— Start of DATA EXTRACT —

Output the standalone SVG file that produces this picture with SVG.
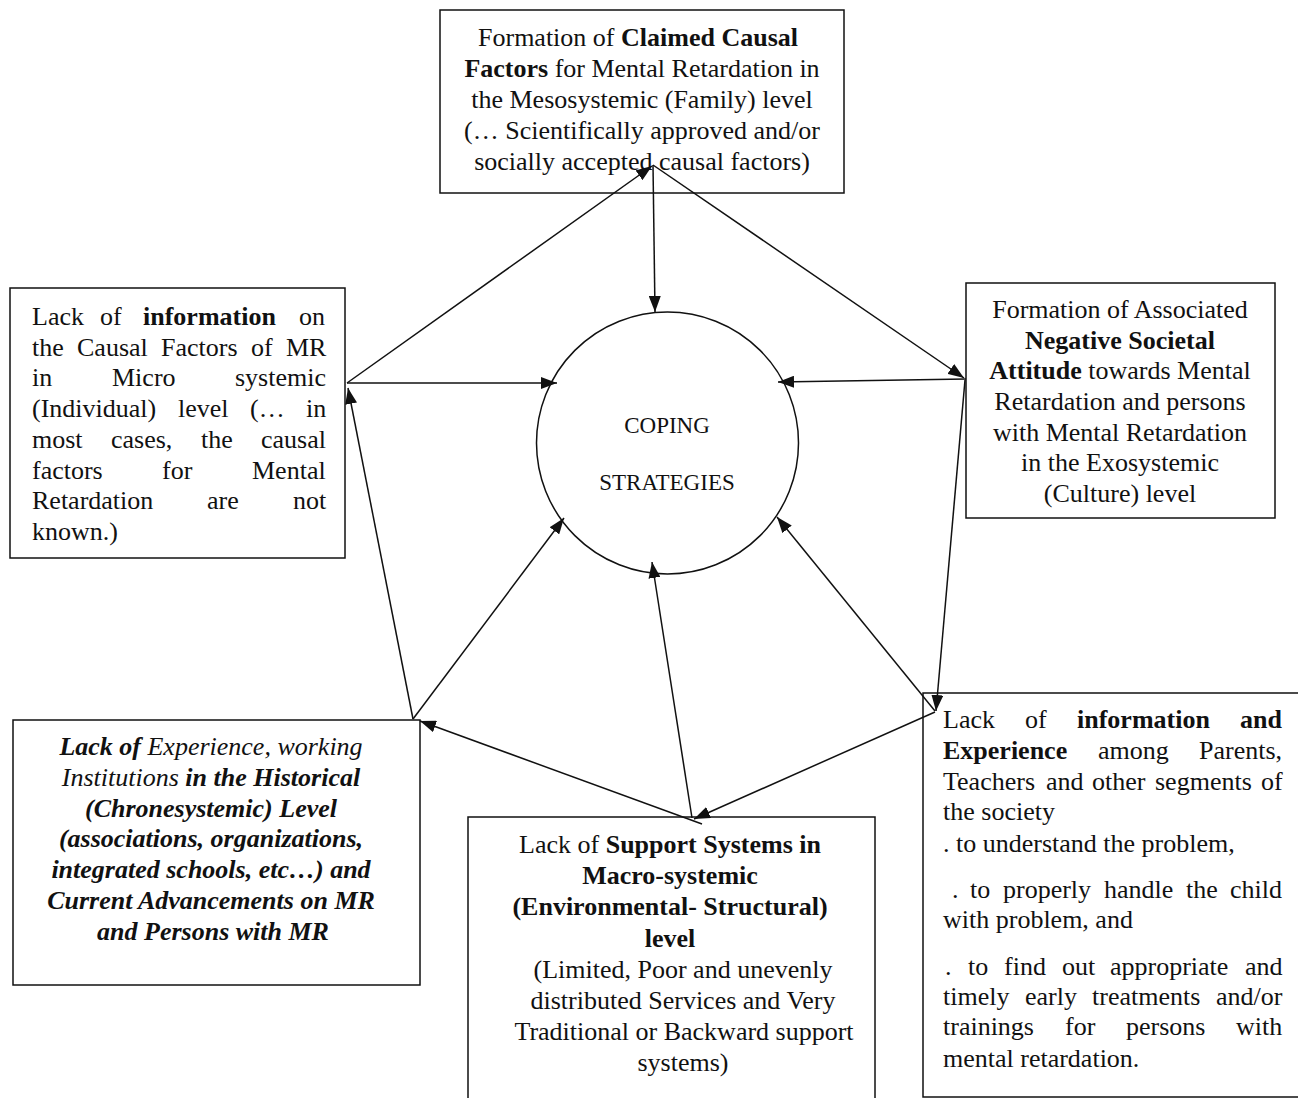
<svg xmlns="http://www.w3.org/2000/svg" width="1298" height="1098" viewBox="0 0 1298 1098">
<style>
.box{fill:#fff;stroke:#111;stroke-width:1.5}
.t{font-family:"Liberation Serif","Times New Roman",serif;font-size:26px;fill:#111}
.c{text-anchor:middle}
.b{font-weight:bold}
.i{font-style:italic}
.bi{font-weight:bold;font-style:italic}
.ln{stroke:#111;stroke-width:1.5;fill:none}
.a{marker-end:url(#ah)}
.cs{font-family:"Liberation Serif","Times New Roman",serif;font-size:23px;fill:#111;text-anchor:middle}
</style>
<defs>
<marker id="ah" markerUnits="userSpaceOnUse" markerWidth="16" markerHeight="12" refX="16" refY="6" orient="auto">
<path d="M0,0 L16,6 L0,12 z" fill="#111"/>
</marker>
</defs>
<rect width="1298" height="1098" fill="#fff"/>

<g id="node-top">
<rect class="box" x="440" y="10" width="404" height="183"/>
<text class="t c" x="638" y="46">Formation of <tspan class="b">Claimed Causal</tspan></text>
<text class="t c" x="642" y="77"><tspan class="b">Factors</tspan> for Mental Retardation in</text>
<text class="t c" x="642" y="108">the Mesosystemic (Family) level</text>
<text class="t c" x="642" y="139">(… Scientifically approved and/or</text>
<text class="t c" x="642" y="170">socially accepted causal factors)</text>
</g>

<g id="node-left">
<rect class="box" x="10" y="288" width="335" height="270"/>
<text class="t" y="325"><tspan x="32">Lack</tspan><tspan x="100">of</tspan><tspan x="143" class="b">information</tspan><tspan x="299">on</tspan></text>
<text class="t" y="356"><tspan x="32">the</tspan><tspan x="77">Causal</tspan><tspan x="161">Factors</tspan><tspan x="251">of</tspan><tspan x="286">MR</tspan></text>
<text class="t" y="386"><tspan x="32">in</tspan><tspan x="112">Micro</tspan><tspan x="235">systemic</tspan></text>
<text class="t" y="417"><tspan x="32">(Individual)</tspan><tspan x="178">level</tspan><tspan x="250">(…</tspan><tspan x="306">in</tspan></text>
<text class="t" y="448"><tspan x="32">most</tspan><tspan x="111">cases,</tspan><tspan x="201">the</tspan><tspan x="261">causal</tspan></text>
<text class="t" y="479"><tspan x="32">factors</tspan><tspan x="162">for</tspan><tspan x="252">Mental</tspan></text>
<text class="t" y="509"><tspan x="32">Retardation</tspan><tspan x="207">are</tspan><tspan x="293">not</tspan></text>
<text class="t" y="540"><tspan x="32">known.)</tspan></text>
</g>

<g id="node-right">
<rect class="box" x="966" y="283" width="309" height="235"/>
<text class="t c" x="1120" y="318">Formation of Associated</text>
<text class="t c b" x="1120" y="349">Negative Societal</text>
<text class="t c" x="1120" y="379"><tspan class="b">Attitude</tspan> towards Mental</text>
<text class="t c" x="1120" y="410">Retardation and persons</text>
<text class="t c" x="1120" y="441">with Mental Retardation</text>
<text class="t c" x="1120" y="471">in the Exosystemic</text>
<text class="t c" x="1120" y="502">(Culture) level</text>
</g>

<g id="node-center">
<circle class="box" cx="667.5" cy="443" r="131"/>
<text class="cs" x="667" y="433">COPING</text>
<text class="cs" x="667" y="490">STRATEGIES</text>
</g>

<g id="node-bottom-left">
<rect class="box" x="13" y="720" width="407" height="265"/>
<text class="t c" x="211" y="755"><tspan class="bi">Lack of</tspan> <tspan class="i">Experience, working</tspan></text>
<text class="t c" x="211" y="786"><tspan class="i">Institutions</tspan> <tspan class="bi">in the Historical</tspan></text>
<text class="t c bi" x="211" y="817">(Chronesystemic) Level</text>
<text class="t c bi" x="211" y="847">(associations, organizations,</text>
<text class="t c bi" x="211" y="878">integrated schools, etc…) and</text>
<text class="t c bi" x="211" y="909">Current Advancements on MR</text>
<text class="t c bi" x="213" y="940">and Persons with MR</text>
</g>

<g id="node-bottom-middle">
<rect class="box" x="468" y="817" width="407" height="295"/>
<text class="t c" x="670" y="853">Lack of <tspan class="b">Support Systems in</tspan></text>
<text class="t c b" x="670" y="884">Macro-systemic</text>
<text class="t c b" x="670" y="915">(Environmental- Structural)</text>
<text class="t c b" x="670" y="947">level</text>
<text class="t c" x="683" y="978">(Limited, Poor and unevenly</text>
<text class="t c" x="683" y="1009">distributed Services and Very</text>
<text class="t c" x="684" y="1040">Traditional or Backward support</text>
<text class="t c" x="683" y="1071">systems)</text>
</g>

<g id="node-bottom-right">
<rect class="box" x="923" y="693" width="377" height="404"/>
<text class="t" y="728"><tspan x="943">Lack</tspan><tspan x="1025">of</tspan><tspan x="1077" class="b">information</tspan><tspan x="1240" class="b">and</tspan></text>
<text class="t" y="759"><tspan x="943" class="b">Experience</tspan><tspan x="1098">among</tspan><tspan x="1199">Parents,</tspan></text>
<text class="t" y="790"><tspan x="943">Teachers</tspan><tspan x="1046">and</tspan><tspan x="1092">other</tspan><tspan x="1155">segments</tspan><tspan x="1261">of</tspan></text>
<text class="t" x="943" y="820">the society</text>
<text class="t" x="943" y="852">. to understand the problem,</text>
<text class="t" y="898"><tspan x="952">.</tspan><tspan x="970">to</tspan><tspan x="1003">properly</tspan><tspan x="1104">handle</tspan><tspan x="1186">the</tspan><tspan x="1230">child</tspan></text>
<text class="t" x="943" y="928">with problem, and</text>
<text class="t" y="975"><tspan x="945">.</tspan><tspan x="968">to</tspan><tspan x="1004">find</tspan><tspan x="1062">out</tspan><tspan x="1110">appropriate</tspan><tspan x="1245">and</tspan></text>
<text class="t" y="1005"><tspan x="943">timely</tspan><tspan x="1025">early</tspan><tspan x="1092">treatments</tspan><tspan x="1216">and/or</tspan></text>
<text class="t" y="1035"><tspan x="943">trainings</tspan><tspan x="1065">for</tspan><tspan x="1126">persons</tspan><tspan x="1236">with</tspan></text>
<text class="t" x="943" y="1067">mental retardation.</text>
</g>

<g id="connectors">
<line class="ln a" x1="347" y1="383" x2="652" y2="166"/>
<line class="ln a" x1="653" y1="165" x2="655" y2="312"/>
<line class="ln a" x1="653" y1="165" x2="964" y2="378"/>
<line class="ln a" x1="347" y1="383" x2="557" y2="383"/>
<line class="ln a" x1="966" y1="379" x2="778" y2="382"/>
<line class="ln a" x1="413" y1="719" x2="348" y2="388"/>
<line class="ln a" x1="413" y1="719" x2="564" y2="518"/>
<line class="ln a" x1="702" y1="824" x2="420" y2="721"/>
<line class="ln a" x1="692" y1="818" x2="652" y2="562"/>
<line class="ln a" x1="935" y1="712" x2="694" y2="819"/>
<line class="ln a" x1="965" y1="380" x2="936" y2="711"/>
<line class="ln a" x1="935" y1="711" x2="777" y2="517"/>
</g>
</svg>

— End of DATA EXTRACT —

_WHAT IS ASKED:_
Copy the listing word for word, excluding its pictures.

_WRITTEN REPLY:_
Output the standalone SVG file that produces this picture with SVG.
<svg xmlns="http://www.w3.org/2000/svg" width="1298" height="1098" viewBox="0 0 1298 1098">
<style>
.box{fill:#fff;stroke:#111;stroke-width:1.5}
.t{font-family:"Liberation Serif","Times New Roman",serif;font-size:26px;fill:#111}
.c{text-anchor:middle}
.b{font-weight:bold}
.i{font-style:italic}
.bi{font-weight:bold;font-style:italic}
.ln{stroke:#111;stroke-width:1.5;fill:none}
.a{marker-end:url(#ah)}
.cs{font-family:"Liberation Serif","Times New Roman",serif;font-size:23px;fill:#111;text-anchor:middle}
</style>
<defs>
<marker id="ah" markerUnits="userSpaceOnUse" markerWidth="16" markerHeight="12" refX="16" refY="6" orient="auto">
<path d="M0,0 L16,6 L0,12 z" fill="#111"/>
</marker>
</defs>
<rect width="1298" height="1098" fill="#fff"/>

<g id="node-top">
<rect class="box" x="440" y="10" width="404" height="183"/>
<text class="t c" x="638" y="46">Formation of <tspan class="b">Claimed Causal</tspan></text>
<text class="t c" x="642" y="77"><tspan class="b">Factors</tspan> for Mental Retardation in</text>
<text class="t c" x="642" y="108">the Mesosystemic (Family) level</text>
<text class="t c" x="642" y="139">(… Scientifically approved and/or</text>
<text class="t c" x="642" y="170">socially accepted causal factors)</text>
</g>

<g id="node-left">
<rect class="box" x="10" y="288" width="335" height="270"/>
<text class="t" y="325"><tspan x="32">Lack</tspan><tspan x="100">of</tspan><tspan x="143" class="b">information</tspan><tspan x="299">on</tspan></text>
<text class="t" y="356"><tspan x="32">the</tspan><tspan x="77">Causal</tspan><tspan x="161">Factors</tspan><tspan x="251">of</tspan><tspan x="286">MR</tspan></text>
<text class="t" y="386"><tspan x="32">in</tspan><tspan x="112">Micro</tspan><tspan x="235">systemic</tspan></text>
<text class="t" y="417"><tspan x="32">(Individual)</tspan><tspan x="178">level</tspan><tspan x="250">(…</tspan><tspan x="306">in</tspan></text>
<text class="t" y="448"><tspan x="32">most</tspan><tspan x="111">cases,</tspan><tspan x="201">the</tspan><tspan x="261">causal</tspan></text>
<text class="t" y="479"><tspan x="32">factors</tspan><tspan x="162">for</tspan><tspan x="252">Mental</tspan></text>
<text class="t" y="509"><tspan x="32">Retardation</tspan><tspan x="207">are</tspan><tspan x="293">not</tspan></text>
<text class="t" y="540"><tspan x="32">known.)</tspan></text>
</g>

<g id="node-right">
<rect class="box" x="966" y="283" width="309" height="235"/>
<text class="t c" x="1120" y="318">Formation of Associated</text>
<text class="t c b" x="1120" y="349">Negative Societal</text>
<text class="t c" x="1120" y="379"><tspan class="b">Attitude</tspan> towards Mental</text>
<text class="t c" x="1120" y="410">Retardation and persons</text>
<text class="t c" x="1120" y="441">with Mental Retardation</text>
<text class="t c" x="1120" y="471">in the Exosystemic</text>
<text class="t c" x="1120" y="502">(Culture) level</text>
</g>

<g id="node-center">
<circle class="box" cx="667.5" cy="443" r="131"/>
<text class="cs" x="667" y="433">COPING</text>
<text class="cs" x="667" y="490">STRATEGIES</text>
</g>

<g id="node-bottom-left">
<rect class="box" x="13" y="720" width="407" height="265"/>
<text class="t c" x="211" y="755"><tspan class="bi">Lack of</tspan> <tspan class="i">Experience, working</tspan></text>
<text class="t c" x="211" y="786"><tspan class="i">Institutions</tspan> <tspan class="bi">in the Historical</tspan></text>
<text class="t c bi" x="211" y="817">(Chronesystemic) Level</text>
<text class="t c bi" x="211" y="847">(associations, organizations,</text>
<text class="t c bi" x="211" y="878">integrated schools, etc…) and</text>
<text class="t c bi" x="211" y="909">Current Advancements on MR</text>
<text class="t c bi" x="213" y="940">and Persons with MR</text>
</g>

<g id="node-bottom-middle">
<rect class="box" x="468" y="817" width="407" height="295"/>
<text class="t c" x="670" y="853">Lack of <tspan class="b">Support Systems in</tspan></text>
<text class="t c b" x="670" y="884">Macro-systemic</text>
<text class="t c b" x="670" y="915">(Environmental- Structural)</text>
<text class="t c b" x="670" y="947">level</text>
<text class="t c" x="683" y="978">(Limited, Poor and unevenly</text>
<text class="t c" x="683" y="1009">distributed Services and Very</text>
<text class="t c" x="684" y="1040">Traditional or Backward support</text>
<text class="t c" x="683" y="1071">systems)</text>
</g>

<g id="node-bottom-right">
<rect class="box" x="923" y="693" width="377" height="404"/>
<text class="t" y="728"><tspan x="943">Lack</tspan><tspan x="1025">of</tspan><tspan x="1077" class="b">information</tspan><tspan x="1240" class="b">and</tspan></text>
<text class="t" y="759"><tspan x="943" class="b">Experience</tspan><tspan x="1098">among</tspan><tspan x="1199">Parents,</tspan></text>
<text class="t" y="790"><tspan x="943">Teachers</tspan><tspan x="1046">and</tspan><tspan x="1092">other</tspan><tspan x="1155">segments</tspan><tspan x="1261">of</tspan></text>
<text class="t" x="943" y="820">the society</text>
<text class="t" x="943" y="852">. to understand the problem,</text>
<text class="t" y="898"><tspan x="952">.</tspan><tspan x="970">to</tspan><tspan x="1003">properly</tspan><tspan x="1104">handle</tspan><tspan x="1186">the</tspan><tspan x="1230">child</tspan></text>
<text class="t" x="943" y="928">with problem, and</text>
<text class="t" y="975"><tspan x="945">.</tspan><tspan x="968">to</tspan><tspan x="1004">find</tspan><tspan x="1062">out</tspan><tspan x="1110">appropriate</tspan><tspan x="1245">and</tspan></text>
<text class="t" y="1005"><tspan x="943">timely</tspan><tspan x="1025">early</tspan><tspan x="1092">treatments</tspan><tspan x="1216">and/or</tspan></text>
<text class="t" y="1035"><tspan x="943">trainings</tspan><tspan x="1065">for</tspan><tspan x="1126">persons</tspan><tspan x="1236">with</tspan></text>
<text class="t" x="943" y="1067">mental retardation.</text>
</g>

<g id="connectors">
<line class="ln a" x1="347" y1="383" x2="652" y2="166"/>
<line class="ln a" x1="653" y1="165" x2="655" y2="312"/>
<line class="ln a" x1="653" y1="165" x2="964" y2="378"/>
<line class="ln a" x1="347" y1="383" x2="557" y2="383"/>
<line class="ln a" x1="966" y1="379" x2="778" y2="382"/>
<line class="ln a" x1="413" y1="719" x2="348" y2="388"/>
<line class="ln a" x1="413" y1="719" x2="564" y2="518"/>
<line class="ln a" x1="702" y1="824" x2="420" y2="721"/>
<line class="ln a" x1="692" y1="818" x2="652" y2="562"/>
<line class="ln a" x1="935" y1="712" x2="694" y2="819"/>
<line class="ln a" x1="965" y1="380" x2="936" y2="711"/>
<line class="ln a" x1="935" y1="711" x2="777" y2="517"/>
</g>
</svg>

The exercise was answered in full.